Dr Anne Morse on Contributors to Impaired Sleep in Adolescents, Pandemic-Related Implications

SAP Partners | <b>Geisinger</b>

Anne Marie Morse, DO, pediatric neurologist and sleep medicine specialist at Geisinger, discusses biologic, lifestyle, and pandemic-related factors associated with poor sleep quality in adolescents.

Poor sleep quality in adolescents can stem from a myriad of factors, including biologic delayed sleep phases and disruptions in the circadian rhythm potentially influenced by the COVID-19 pandemic, said Anne Marie Morse, DO, pediatric neurologist and sleep medicine specialist at Geisinger.


Transcript

Can you speak on factors contributing to impaired sleep among adolescents, and any pandemic-related issues?

The factors contributing to insufficient, poor-quality sleep are coming from so many different reasons.
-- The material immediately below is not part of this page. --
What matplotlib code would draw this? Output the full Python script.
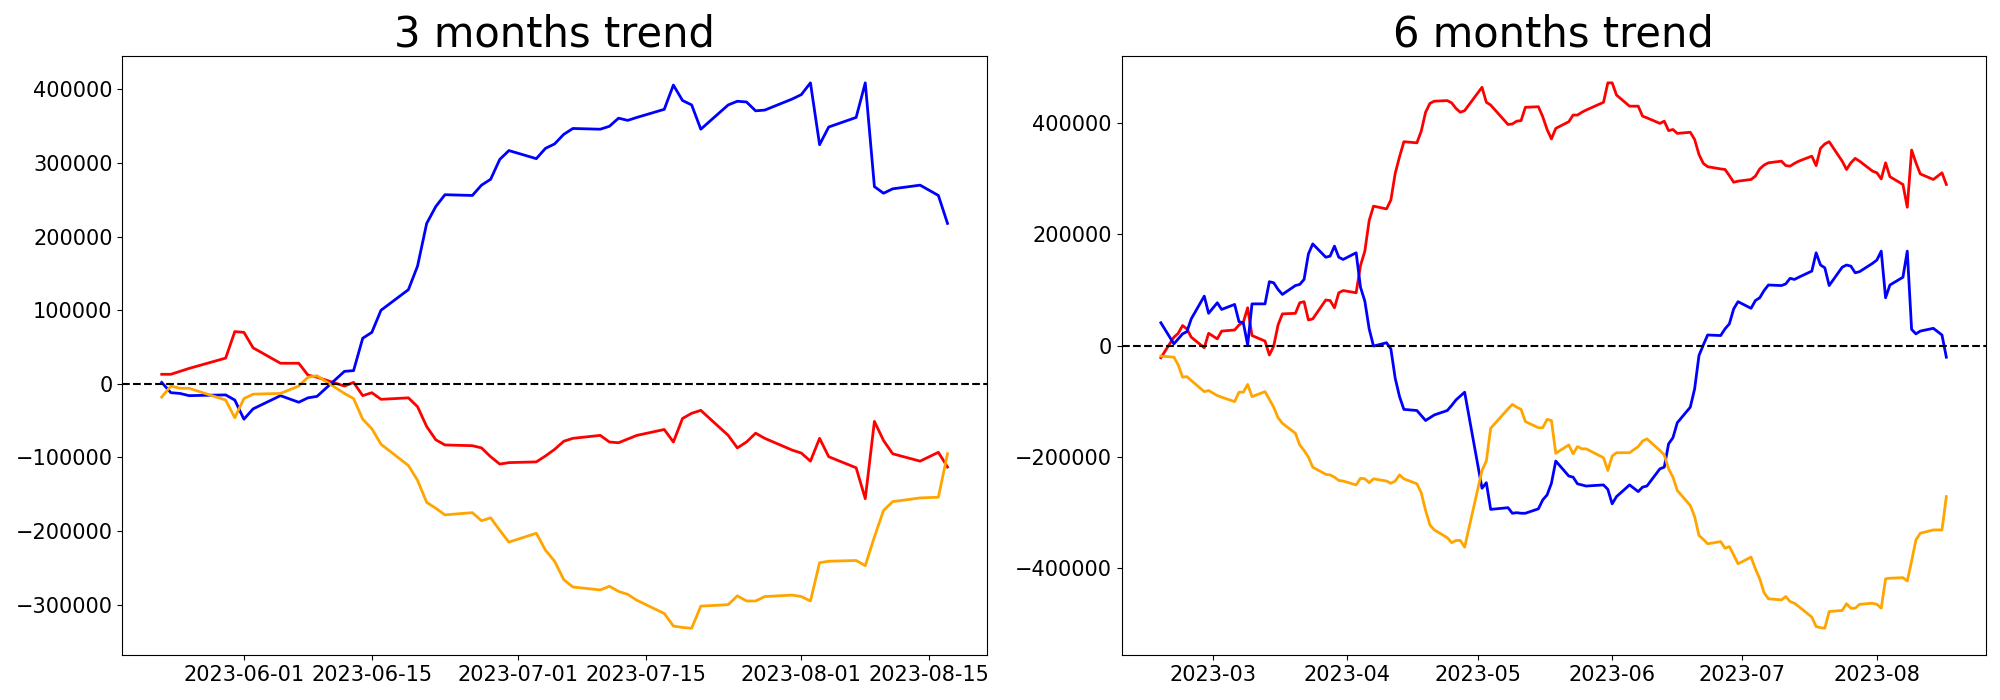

So, first of all for adolescents, they already are prone to having a difference in their sleep patterns just because of their biologic delayed sleep phase.

However, many times most adolescents have pathologic delayed sleep phases because of all of the things that they're engaged in. So, sometimes it has to do with school timing—by the time that they get home and do all their activities and homework, etc, there's only a few mere hours for them to be able to do something relaxing and enjoyable. So, many times they curtail their sleep in order to engage in those things.

Other times, it's just really poor sleep hygiene. They're doing everything in their bed, and so therefore, they start to mistake their bed as a place for wakefulness, rather than a place for sleep. So, I think that there's many things that have contributed.

In terms of COVID-19, we recognize that COVID-19 has wreaked havoc on many people's sleep, not just their children and adolescents—so much so that they've even coined the term COVID-somnia.

So, our children haven't been protected against this, they also are experiencing this, and many times this is related to an increase in anxiety, the social distancing, or their fear of infection, etc. But also, because of the fact that everyone is at home all the time, we're seeing a lot more circadian disruption just because of the fact that there's not any of those external factors that we're normally exposed to, to help us keep track of our normal circadian rhythm.